Problem to solve. Give back, word for word, only the lines from the opening of the records through the one with "return 1 - y / H". Pictures stay out.

Material for this exercise.

* * *

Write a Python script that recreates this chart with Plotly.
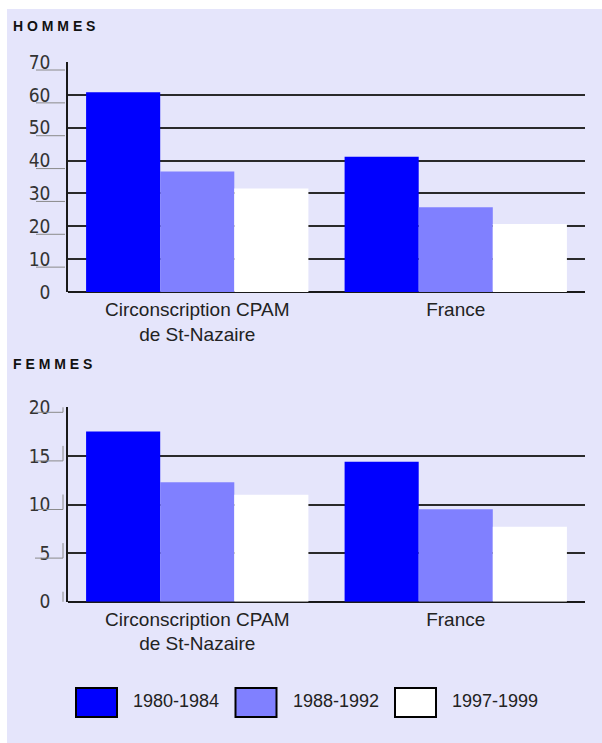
import plotly.graph_objects as go

W, H = 602, 743

categories = ["Circonscription CPAM<br>de St-Nazaire", "France"]
series_names = ["1980-1984", "1988-1992", "1997-1999"]
series_colors = ["#0000FF", "#8080FF", "#FFFFFF"]

hommes_1980_1984 = [60.8, 41.2]
hommes_1988_1992 = [36.7, 25.8]
hommes_1997_1999 = [31.5, 20.7]

femmes_1980_1984 = [17.5, 14.4]
femmes_1988_1992 = [12.3, 9.5]
femmes_1997_1999 = [11.0, 7.7]

hommes_ticks = [0, 10, 20, 30, 40, 50, 60, 70]
femmes_ticks = [0, 5, 10, 15, 20]

hommes = [hommes_1980_1984, hommes_1988_1992, hommes_1997_1999]
femmes = [femmes_1980_1984, femmes_1988_1992, femmes_1997_1999]

def px(x):
    return x / W

def py(y):
    return 1 - y / H

fig = go.Figure()
for name, color, vals in zip(series_names, series_colors, hommes):
    fig.add_trace(go.Bar(x=categories, y=vals, name=name, marker=dict(color=color, line=dict(width=0)),
                         xaxis="x", yaxis="y", showlegend=False))
for name, color, vals in zip(series_names, series_colors, femmes):
    fig.add_trace(go.Bar(x=categories, y=vals, name=name, marker=dict(color=color, line=dict(width=0)),
                         xaxis="x2", yaxis="y2", showlegend=False))

tickfont = dict(family="Liberation Sans Narrow, Arial Narrow, DejaVu Sans Condensed, sans-serif", size=19, color="#333333")
catfont = dict(family="Liberation Sans, Arial, sans-serif", size=19, color="#222222")
legfont = dict(family="Liberation Sans, Arial, sans-serif", size=18, color="#222222")

xcommon = dict(domain=[px(68), px(585)], showgrid=False, ticks="", tickfont=catfont,
               showline=False, zeroline=False, ticklabelstandoff=4, automargin=False, fixedrange=True)
ycommon = dict(showgrid=True, gridcolor="#2a2a2a", gridwidth=1.5, showline=True, linecolor="#1a1a1a",
               linewidth=1.5, zeroline=True, zerolinecolor="#1a1a1a", zerolinewidth=2,
               tickfont=tickfont, ticks="", ticklabelstandoff=12, automargin=False, fixedrange=True)

fig.update_layout(
    width=W, height=H,
    margin=dict(l=0, r=0, t=0, b=0, pad=0),
    paper_bgcolor="white",
    plot_bgcolor="rgba(0,0,0,0)",
    barmode="group", bargap=0.14, bargroupgap=0,
    showlegend=False,
    xaxis=dict(anchor="y", **xcommon),
    yaxis=dict(anchor="x", domain=[py(292), py(62)], range=[0, 70], tickvals=hommes_ticks, **ycommon),
    xaxis2=dict(anchor="y2", **xcommon),
    yaxis2=dict(anchor="x2", domain=[py(601.7), py(407.3)], range=[0, 20], tickvals=femmes_ticks, **ycommon),
)

shapes = [dict(type="rect", xref="paper", yref="paper", x0=px(7), x1=1, y0=0, y1=py(9),
               fillcolor="#E5E5FB", line=dict(width=0), layer="below")]

# underlines beneath y tick labels
for v in hommes_ticks:
    shapes.append(dict(type="line", xref="paper", yref="y", ysizemode="pixel", yanchor=v,
                       x0=px(36), x1=px(65), y0=-8, y1=-8, line=dict(color="#8a8a8a", width=1)))
for v in femmes_ticks:
    shapes.append(dict(type="line", xref="paper", yref="y2", ysizemode="pixel", yanchor=v,
                       x0=px(35), x1=px(63), y0=-5, y1=-5, line=dict(color="#8a8a8a", width=1)))
    shapes.append(dict(type="line", xref="paper", yref="y2", ysizemode="pixel", yanchor=v,
                       x0=px(63), x1=px(63), y0=10, y1=-5, line=dict(color="#8a8a8a", width=1)))

titlefont = dict(family="Liberation Sans, Arial, sans-serif", size=14, color="#111111", weight="bold")
annotations = [
    dict(text="H O M M E S", x=px(11), y=py(26), xref="paper", yref="paper", xanchor="left", yanchor="middle",
         showarrow=False, font=titlefont),
    dict(text="F E M M E S", x=px(11), y=py(364), xref="paper", yref="paper", xanchor="left", yanchor="middle",
         showarrow=False, font=titlefont),
]

# custom legend with large boxes
for i, (name, color) in enumerate(zip(series_names, series_colors)):
    bx = 76 + i * 159.5
    shapes.append(dict(type="rect", xref="paper", yref="paper", x0=px(bx), x1=px(bx + 41),
                       y0=py(717), y1=py(688), fillcolor=color, line=dict(color="#000000", width=2)))
    annotations.append(dict(text=name, x=px(bx + 55), y=py(701), xref="paper", yref="paper",
                            xanchor="left", yanchor="middle", showarrow=False, font=legfont))

fig.update_layout(shapes=shapes, annotations=annotations)
fig.write_html("out.html", post_script="document.body.style.margin='0';",
               config={"displayModeBar": False})
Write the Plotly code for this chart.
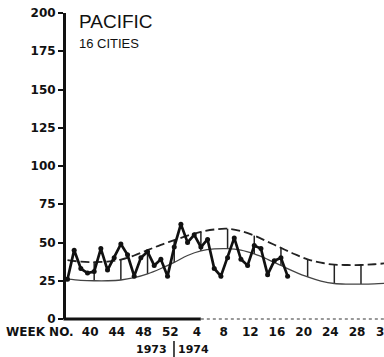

* * *

Task solution.
Write a Python script that recreates this chart with Plotly.
import plotly.graph_objects as go

W, H = 602, 743

categories = ["Circonscription CPAM<br>de St-Nazaire", "France"]
series_names = ["1980-1984", "1988-1992", "1997-1999"]
series_colors = ["#0000FF", "#8080FF", "#FFFFFF"]

hommes_1980_1984 = [60.8, 41.2]
hommes_1988_1992 = [36.7, 25.8]
hommes_1997_1999 = [31.5, 20.7]

femmes_1980_1984 = [17.5, 14.4]
femmes_1988_1992 = [12.3, 9.5]
femmes_1997_1999 = [11.0, 7.7]

hommes_ticks = [0, 10, 20, 30, 40, 50, 60, 70]
femmes_ticks = [0, 5, 10, 15, 20]

hommes = [hommes_1980_1984, hommes_1988_1992, hommes_1997_1999]
femmes = [femmes_1980_1984, femmes_1988_1992, femmes_1997_1999]

def px(x):
    return x / W

def py(y):
    return 1 - y / H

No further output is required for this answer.